Akaradej Wongpitakroj, Ratchaburi MP for the United Thai Nation Party, agreed that the old law has many loopholes. He cited a past case where a factory was criminally tried and levied a fine of 300,000 baht, while the factory could save 70 million baht over five years of wrongdoing.

The case of Ophat was a special one, however. The prosecutor pursued a charge of discarding poisonous water into public water sources under Sections 228 and 337, which carry 6 months to 10 years imprisonment and a fine of 100,000-200,000 baht, giving Ophat a longer prison sentence.

Some complained that the Nong Phawa case should also prosecute officials for malfeasance, as they allowed the problem to linger on. However, no officials have been put on trial as of now.

Besides light sentences, the short statutes of limitations are a hurdle to bringing wrongdoers to account. The one-year timeframe does not leave much time for prosecution, which may require action from the police, prosecutors, and environmental agencies.

Increasing the punishment under the Factory Act is under consideration. Thitipat said the aim is to pass the amended Act, with Akanat as chair of the special amendment committee, within two months before parliament's dissolution.

Should it be approved, the new law would increase fines to 200,000-10 million baht, depending on the extent of the wrongdoing. It would also increase the jail time to up to five years.

‘They did it, but it’s our taxes that are used to fix it,’

Even though Ophat died of illness in detention, the legacy of troubles stemming from Win Process has yet to be compensated.

On the Win Process case of smuggling 7,000 tons of aluminium dross out for treatment, Thitipat said the liquid chemical left under the company’s ground would be removed. The operation budget will come from the 4.9 million baht that the company deposited with the court, according to Thitipat.

On the other hand, cleaning up the whole factory will take place at the end of 2026. A source said the operation costs would be covered by government budget.

“Why must we use our tax money to compensate a business owner who has no responsibility to society?” said Thitipat.
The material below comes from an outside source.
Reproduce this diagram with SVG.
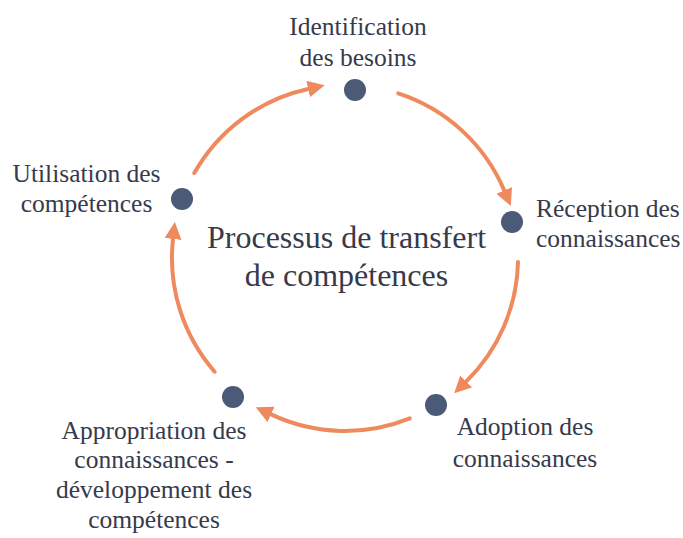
<svg xmlns="http://www.w3.org/2000/svg" width="683" height="538" viewBox="0 0 683 538">
  <style>
    .lbl { font-family: "Liberation Serif", "Times New Roman", serif; font-size: 25.5px; fill: #363a4b; }
    .title { font-family: "Liberation Serif", "Times New Roman", serif; font-size: 32px; fill: #363a4b; text-anchor: middle; }
    .dot { fill: #4a5a77; }
    .arc { fill: none; stroke: #ee8a5e; stroke-width: 4; stroke-linecap: round; }
  </style>
  <defs>
    <marker id="ah" markerUnits="userSpaceOnUse" markerWidth="20" markerHeight="20" refX="0" refY="8.5" orient="auto">
      <path d="M0,0 L17,8.5 L0,17 Z" fill="#ee8a5e"/>
    </marker>
  </defs>
  <rect width="683" height="538" fill="#ffffff"/>

  <g id="connectors">
    <path class="arc" marker-end="url(#ah)" d="M398.2,93.4 A173,173 0 0 1 504.2,190.4"/>
    <path class="arc" marker-end="url(#ah)" d="M518,261.9 A173,173 0 0 1 466.3,381.4"/>
    <path class="arc" marker-end="url(#ah)" d="M409.8,418.4 A173,173 0 0 1 271.1,414.4"/>
    <path class="arc" marker-end="url(#ah)" d="M214.6,371.7 A173,173 0 0 1 173,239"/>
    <path class="arc" marker-end="url(#ah)" d="M194.3,173.1 A173,173 0 0 1 308.1,89"/>
  </g>

  <g id="center">
    <text class="title" x="346.5" y="248">Processus de transfert</text>
    <text class="title" x="346.5" y="286">de compétences</text>
  </g>

  <g id="node-identification">
    <circle class="dot" cx="355" cy="90" r="11"/>
    <text class="lbl" x="358" y="35" text-anchor="middle">Identification</text>
    <text class="lbl" x="358" y="66" text-anchor="middle">des besoins</text>
  </g>

  <g id="node-reception">
    <circle class="dot" cx="512" cy="222" r="11"/>
    <text class="lbl" x="536" y="217">Réception des</text>
    <text class="lbl" x="536" y="247">connaissances</text>
  </g>

  <g id="node-adoption">
    <circle class="dot" cx="436" cy="405" r="11"/>
    <text class="lbl" x="525" y="435" text-anchor="middle">Adoption des</text>
    <text class="lbl" x="525" y="467" text-anchor="middle">connaissances</text>
  </g>

  <g id="node-appropriation">
    <circle class="dot" cx="233" cy="397" r="11"/>
    <text class="lbl" x="154" y="439" text-anchor="middle">Appropriation des</text>
    <text class="lbl" x="154" y="468" text-anchor="middle">connaissances -</text>
    <text class="lbl" x="154" y="498" text-anchor="middle">développement des</text>
    <text class="lbl" x="154" y="528" text-anchor="middle">compétences</text>
  </g>

  <g id="node-utilisation">
    <circle class="dot" cx="182" cy="199" r="11"/>
    <text class="lbl" x="86.5" y="182" text-anchor="middle">Utilisation des</text>
    <text class="lbl" x="86.5" y="212" text-anchor="middle">compétences</text>
  </g>
</svg>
Before Sud-Soi ceased their role due to the change in government, many agencies reached out to them to continue their enforcement and follow-up on rehabilitation. Further progress on the ground will be an on-site examination by the Industrial Waste Management Division in early 2026.

At Nong Phawa Village, Sanit said people still have adapt to survive. As water contamination has made fishing and farming impossible, villagers had to become daily labourers, some scavenging garbage to get by.

“We want them (the authorities) to solve this properly. Come in to do a conscientious job. Don’t come and talk about doing your duty. I want commitment, not just doing your duty. If they do it wholeheartedly, they must see the problem,” said Sanit.